Zach Braff and his brother, Adam Braff, put together the script for this movie, and good Lord is that thing wretched. The screenplay has this constant desire to make sure every piece of dialogue a character utters is this witticism that's supposed to be meaningful beyond belief. Honestly though, they're just clunky, since most of them are delivered through Zach Braff, who also stars in this project, or should I say "Star", since very little noticeable acting is given in his performance. Braff pretty much acts like a sarcastic know-it-all for the entire movie, and instead of being endearing or revealing something deeper about the character, this attitude is simply grating.

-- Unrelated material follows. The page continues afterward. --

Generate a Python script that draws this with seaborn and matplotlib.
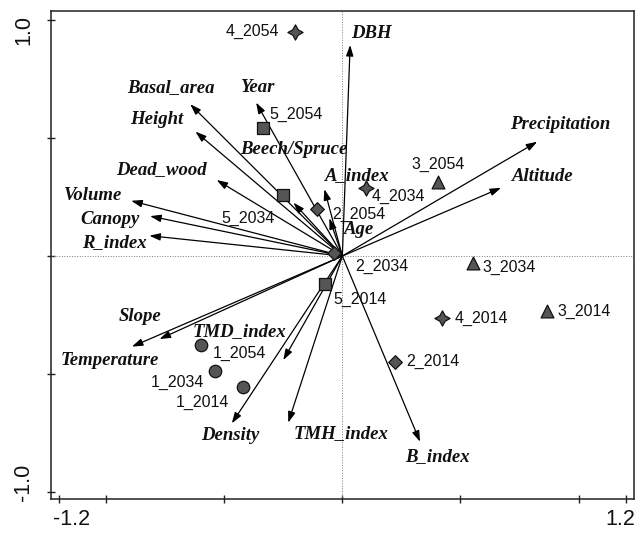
import matplotlib
matplotlib.use("Agg")
import matplotlib.pyplot as plt
import matplotlib.transforms as mtransforms
import seaborn as sns
import pandas as pd

# Explanatory variables (biplot arrows)
env_names = ["DBH", "Basal_area", "Year", "Height", "Beech/Spruce", "Dead_wood",
             "Volume", "Canopy", "R_index", "A_index", "Age", "Precipitation",
             "Altitude", "Slope", "Temperature", "TMD_index", "Density",
             "TMH_index", "B_index"]
env_x = [0.033, -0.644, -0.365, -0.622, -0.207, -0.532, -0.894, -0.814, -0.817,
         -0.076, -0.055, 0.825, 0.672, -0.774, -0.891, -0.250, -0.468, -0.229, 0.329]
env_y = [0.894, 0.643, 0.650, 0.527, 0.226, 0.322, 0.234, 0.169, 0.086,
         0.283, 0.160, 0.484, 0.289, -0.352, -0.384, -0.441, -0.709, -0.706, -0.787]

# Sites (plot_year)
site_names = ["1_2014", "1_2034", "1_2054", "2_2014", "2_2034", "2_2054",
              "3_2014", "3_2034", "3_2054", "4_2014", "4_2034", "4_2054",
              "5_2014", "5_2034", "5_2054"]
site_group = ["1", "1", "1", "2", "2", "2", "3", "3", "3", "4", "4", "4", "5", "5", "5"]
site_x = [-0.419, -0.539, -0.599, 0.223, -0.034, -0.108, 0.865, 0.554, 0.406,
          0.421, 0.099, -0.200, -0.073, -0.252, -0.334]
site_y = [-0.556, -0.486, -0.377, -0.448, 0.014, 0.198, -0.232, -0.031, 0.315,
          -0.264, 0.287, 0.950, -0.119, 0.258, 0.544]

# Label placement (pixel offsets from arrow tip / marker centre)
env_label_off = [(21.7, 12), (-19.5, 16.6), (1, 15), (-38.3, 11.7), (0, 52.7),
                 (-55.7, 10), (-38, 5), (-40, -3), (-34.6, -6.6), (32.7, 13.3),
                 (29.7, -11), (22.7, 17.7), (41.5, 11), (-19.8, 22.3), (-22, -14),
                 (-43.3, 28.3), (-1.7, -12.4), (52.7, -10.6), (17.5, -15)]
site_label_off = [(-40.8, -15.4, "center"), (-38, -12, "center"), (12.3, -8, "left"),
                  (11, 0, "left"), (21, -14, "left"), (15, -4.7, "left"),
                  (11, -1, "left"), (9.7, -3.7, "left"), (0, 17.7, "center"),
                  (13.3, 0, "left"), (6, -7.7, "left"), (-15.7, 0, "right"),
                  (8, -15, "left"), (-34.7, -23, "center"), (6, 12.7, "left")]

group_markers = {"1": "o", "2": "D", "3": "^", "4": (4, 1, 0), "5": "s"}
group_sizes = {"1": 80, "2": 48, "3": 85, "4": 120, "5": 72}

sns.set_theme(style="white")
plt.rcParams["font.family"] = ["Liberation Sans", "DejaVu Sans"]

fig = plt.figure(figsize=(6.43, 5.33), dpi=100)
ax = fig.add_axes([0.0788, 0.0632, 0.9076, 0.9161])

# zero reference lines
ax.axhline(0, color="#7a7a7a", lw=0.7, ls=":", zorder=1)
ax.axvline(0, color="#7a7a7a", lw=0.7, ls=":", zorder=1)

label_font = dict(family="Liberation Serif", weight="bold", style="italic",
                  size=13.5, color="#111111")
for name, x, y, (dx, dy) in zip(env_names, env_x, env_y, env_label_off):
    ax.annotate("", xy=(x, y), xytext=(0, 0),
                arrowprops=dict(arrowstyle="-|>,head_length=0.65,head_width=0.22",
                                mutation_scale=10, lw=0.9, color="black",
                                shrinkA=0, shrinkB=0), zorder=2)
    ax.annotate(name, xy=(x, y), xytext=(dx, dy), textcoords="offset pixels",
                ha="center", va="center", zorder=4, **label_font)

sites = pd.DataFrame({"site": site_names, "group": site_group,
                      "x": site_x, "y": site_y})
for g, sub in sites.groupby("group"):
    sns.scatterplot(data=sub, x="x", y="y", marker=group_markers[g],
                    s=group_sizes[g], color="#555555", edgecolor="#111111",
                    linewidth=0.9, ax=ax, zorder=3, legend=False)

for name, x, y, (dx, dy, ha) in zip(site_names, site_x, site_y, site_label_off):
    ax.annotate(name, xy=(x, y), xytext=(dx, dy), textcoords="offset pixels",
                ha=ha, va="center", fontsize=11.5, color="#111111", zorder=4)

ax.set_xlim(-1.235, 1.236)
ax.set_ylim(-1.031, 1.038)
ax.set_xlabel("")
ax.set_ylabel("")

ax.set_xticks([-1.2, -1.0, -0.5, 0, 0.5, 1.0, 1.2])
ax.set_xticklabels(["-1.2", "", "", "", "", "", "1.2"])
ax.set_yticks([-1.0, -0.5, 0, 0.5, 1.0])
ax.set_yticklabels(["-1.0", "", "", "", "1.0"], rotation=90, va="center")

ax.tick_params(axis="both", direction="inout", length=6, width=1.0,
               bottom=True, left=True, color="#222222",
               labelsize=15.5, labelcolor="#111111")
ax.tick_params(axis="x", pad=4)
ax.tick_params(axis="y", pad=9)

for sp in ax.spines.values():
    sp.set_linewidth(1.1)
    sp.set_color("#222222")

# nudge the outer tick labels inward
xl = ax.get_xticklabels()
xl[0].set_transform(xl[0].get_transform() + mtransforms.ScaledTranslation(13 / 100, 0, fig.dpi_scale_trans))
xl[-1].set_transform(xl[-1].get_transform() + mtransforms.ScaledTranslation(-5 / 100, 0, fig.dpi_scale_trans))
yl = ax.get_yticklabels()
yl[0].set_transform(yl[0].get_transform() + mtransforms.ScaledTranslation(0, 10 / 100, fig.dpi_scale_trans))
yl[-1].set_transform(yl[-1].get_transform() + mtransforms.ScaledTranslation(0, -10 / 100, fig.dpi_scale_trans))

fig.savefig("out.png", dpi=100)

As the painfully bad introspective lines pile up (My personal favorite has to be the line "You know what the problem with hiding in a fishbowl is? Everyone can see you"), the other main flaw of the movie crops up; its unending supply of characters defined by cliches and not personalities. The younger male brothers only a brat, the older daughter wants to be her own person (by the by, these have got to be the most annoying cinema kids in recent memory), Braffs brother, played by Josh Gad, is a schlub and the wife just wants more out of life. Perhaps simply being cliches wouldn't be such a problem if these people were at least interesting, or the circumstances they were trapped in were at all engrossing. Instead, tedium awaits any audience member upon Braff wondering for the umpteenth time what life truly means.
Weirdly, while he strikes out in writing and acting, Braff actually does alright in the area of directing. It's not exemplary or anything, but there's some shots that are nice enough to look at, with one or two having some thoughtful examples of having color emphasize a scenes mood. There's even a visual gag involving a lack of pamphlets that showed a dash of cleverness. That doesn't excuse moments so tonally inconsistent they're almost mesmerizing in their failure, namely a moment where Braff realizes his dad is truly about to die, which is followed up by a rabbi getting on a segway and then running into a wall. What the hell guys? Maybe, just maybe, this kind of unexpected slapstick detour could have worked, but in the middle of this otherwise dramatic scene, its just a failure.
I'd say the only moment in the film that's actually fully successful is one that comes toward the very end, involving an emotional moment involving Josh Gads character. On the phone with his niece, he notes how scared he is, how losing his mom was so hard and how he doesn't want to through that again with his father. For the first time in this entire trainwreck, a character talks like a person and displays emotion that doesn't feel forced. By contrast, the rest of this slipshod mess just gets even worse, but at least in that single fleeting bit Braff conveys something other than appalling failure.